* Written exercise *
Take the listing from its first line through the line that contains "import * as d3 from 'd3'" and please retype those lines exactly, leaving out the pictures.

[START OF Collected material]

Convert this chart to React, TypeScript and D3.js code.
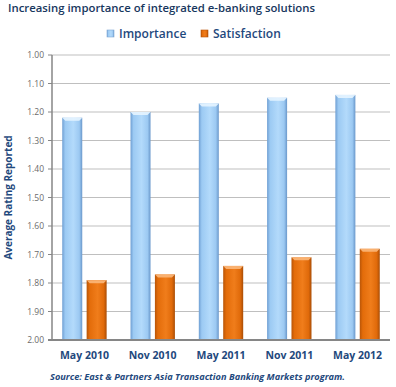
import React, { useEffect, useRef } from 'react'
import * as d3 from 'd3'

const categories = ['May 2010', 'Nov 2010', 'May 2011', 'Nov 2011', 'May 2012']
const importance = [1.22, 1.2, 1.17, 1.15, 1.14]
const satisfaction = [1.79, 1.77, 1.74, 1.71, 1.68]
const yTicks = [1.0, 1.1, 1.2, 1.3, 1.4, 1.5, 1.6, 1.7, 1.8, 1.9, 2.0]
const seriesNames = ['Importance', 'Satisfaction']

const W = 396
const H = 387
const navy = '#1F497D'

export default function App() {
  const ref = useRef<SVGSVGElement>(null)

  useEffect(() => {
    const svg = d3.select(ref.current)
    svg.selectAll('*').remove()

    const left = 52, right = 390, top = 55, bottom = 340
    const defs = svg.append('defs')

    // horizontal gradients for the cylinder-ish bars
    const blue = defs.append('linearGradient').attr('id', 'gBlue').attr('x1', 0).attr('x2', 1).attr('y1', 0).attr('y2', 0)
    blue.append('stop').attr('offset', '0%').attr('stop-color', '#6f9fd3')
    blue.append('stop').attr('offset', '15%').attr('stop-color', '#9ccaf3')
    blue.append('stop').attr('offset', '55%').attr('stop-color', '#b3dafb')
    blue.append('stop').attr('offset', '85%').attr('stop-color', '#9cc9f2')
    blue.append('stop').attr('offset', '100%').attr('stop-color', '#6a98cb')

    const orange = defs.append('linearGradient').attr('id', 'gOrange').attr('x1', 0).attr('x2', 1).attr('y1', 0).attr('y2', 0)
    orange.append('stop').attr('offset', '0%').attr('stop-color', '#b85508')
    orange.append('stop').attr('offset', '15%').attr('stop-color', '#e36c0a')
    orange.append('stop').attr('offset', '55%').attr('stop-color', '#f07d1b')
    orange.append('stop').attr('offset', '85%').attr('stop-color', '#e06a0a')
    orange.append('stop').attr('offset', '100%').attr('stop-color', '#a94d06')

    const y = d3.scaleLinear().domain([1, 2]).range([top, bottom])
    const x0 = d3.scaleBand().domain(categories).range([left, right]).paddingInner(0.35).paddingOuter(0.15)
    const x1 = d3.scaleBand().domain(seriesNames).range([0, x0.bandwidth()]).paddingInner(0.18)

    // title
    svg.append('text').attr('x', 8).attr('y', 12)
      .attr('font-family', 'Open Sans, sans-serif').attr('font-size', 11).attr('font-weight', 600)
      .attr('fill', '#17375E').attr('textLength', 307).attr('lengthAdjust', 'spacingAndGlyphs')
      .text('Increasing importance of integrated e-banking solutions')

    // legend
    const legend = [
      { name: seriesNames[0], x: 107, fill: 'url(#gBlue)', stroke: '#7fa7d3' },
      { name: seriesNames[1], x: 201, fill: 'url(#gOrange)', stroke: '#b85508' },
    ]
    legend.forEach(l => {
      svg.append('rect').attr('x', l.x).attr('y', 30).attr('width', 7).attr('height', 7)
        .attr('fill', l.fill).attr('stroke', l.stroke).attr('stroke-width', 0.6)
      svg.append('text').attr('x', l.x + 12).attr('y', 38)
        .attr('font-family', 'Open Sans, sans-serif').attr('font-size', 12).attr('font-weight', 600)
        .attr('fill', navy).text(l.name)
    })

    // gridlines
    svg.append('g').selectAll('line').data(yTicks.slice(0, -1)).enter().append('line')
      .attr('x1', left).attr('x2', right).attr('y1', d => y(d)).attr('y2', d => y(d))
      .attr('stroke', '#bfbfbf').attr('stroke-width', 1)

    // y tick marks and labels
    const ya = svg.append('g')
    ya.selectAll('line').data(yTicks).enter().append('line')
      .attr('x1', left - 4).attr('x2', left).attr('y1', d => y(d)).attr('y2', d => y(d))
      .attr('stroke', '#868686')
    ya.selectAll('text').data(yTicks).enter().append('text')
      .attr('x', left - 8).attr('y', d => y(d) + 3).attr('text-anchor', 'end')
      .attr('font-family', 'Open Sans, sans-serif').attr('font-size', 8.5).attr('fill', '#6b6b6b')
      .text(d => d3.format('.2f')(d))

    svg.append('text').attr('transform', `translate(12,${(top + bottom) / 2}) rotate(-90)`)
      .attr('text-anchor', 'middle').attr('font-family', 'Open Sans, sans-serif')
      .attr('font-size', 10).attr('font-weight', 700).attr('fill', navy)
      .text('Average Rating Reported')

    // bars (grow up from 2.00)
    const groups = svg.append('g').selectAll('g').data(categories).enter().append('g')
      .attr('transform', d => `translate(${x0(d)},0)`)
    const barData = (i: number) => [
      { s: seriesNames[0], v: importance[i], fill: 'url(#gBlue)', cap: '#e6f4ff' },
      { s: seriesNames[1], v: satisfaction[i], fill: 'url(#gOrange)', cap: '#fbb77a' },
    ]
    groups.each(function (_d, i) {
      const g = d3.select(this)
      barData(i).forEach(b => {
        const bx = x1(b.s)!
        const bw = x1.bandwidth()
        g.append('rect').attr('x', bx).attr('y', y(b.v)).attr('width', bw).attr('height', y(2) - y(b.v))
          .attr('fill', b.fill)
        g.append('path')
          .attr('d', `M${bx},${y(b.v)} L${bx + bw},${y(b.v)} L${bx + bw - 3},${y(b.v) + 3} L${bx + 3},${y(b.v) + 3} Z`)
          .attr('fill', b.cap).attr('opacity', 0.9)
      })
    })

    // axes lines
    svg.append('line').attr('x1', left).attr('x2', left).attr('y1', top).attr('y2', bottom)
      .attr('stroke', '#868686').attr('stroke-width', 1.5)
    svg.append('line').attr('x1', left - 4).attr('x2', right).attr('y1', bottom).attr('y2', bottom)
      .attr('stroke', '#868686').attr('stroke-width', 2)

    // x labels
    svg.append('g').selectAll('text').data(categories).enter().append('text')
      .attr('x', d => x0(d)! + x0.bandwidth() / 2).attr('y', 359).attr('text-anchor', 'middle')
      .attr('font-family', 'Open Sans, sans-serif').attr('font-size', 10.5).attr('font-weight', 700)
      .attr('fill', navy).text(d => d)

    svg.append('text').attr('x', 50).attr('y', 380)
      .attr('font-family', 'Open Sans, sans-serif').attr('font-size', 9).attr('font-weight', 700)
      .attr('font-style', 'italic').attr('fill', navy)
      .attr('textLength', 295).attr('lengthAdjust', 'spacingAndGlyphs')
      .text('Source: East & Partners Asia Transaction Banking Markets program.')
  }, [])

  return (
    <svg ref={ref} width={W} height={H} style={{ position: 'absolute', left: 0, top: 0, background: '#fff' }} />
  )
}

[END OF Collected material]

* Answer to this task *
Convert this chart to React, TypeScript and D3.js code.
import React, { useEffect, useRef } from 'react'
import * as d3 from 'd3'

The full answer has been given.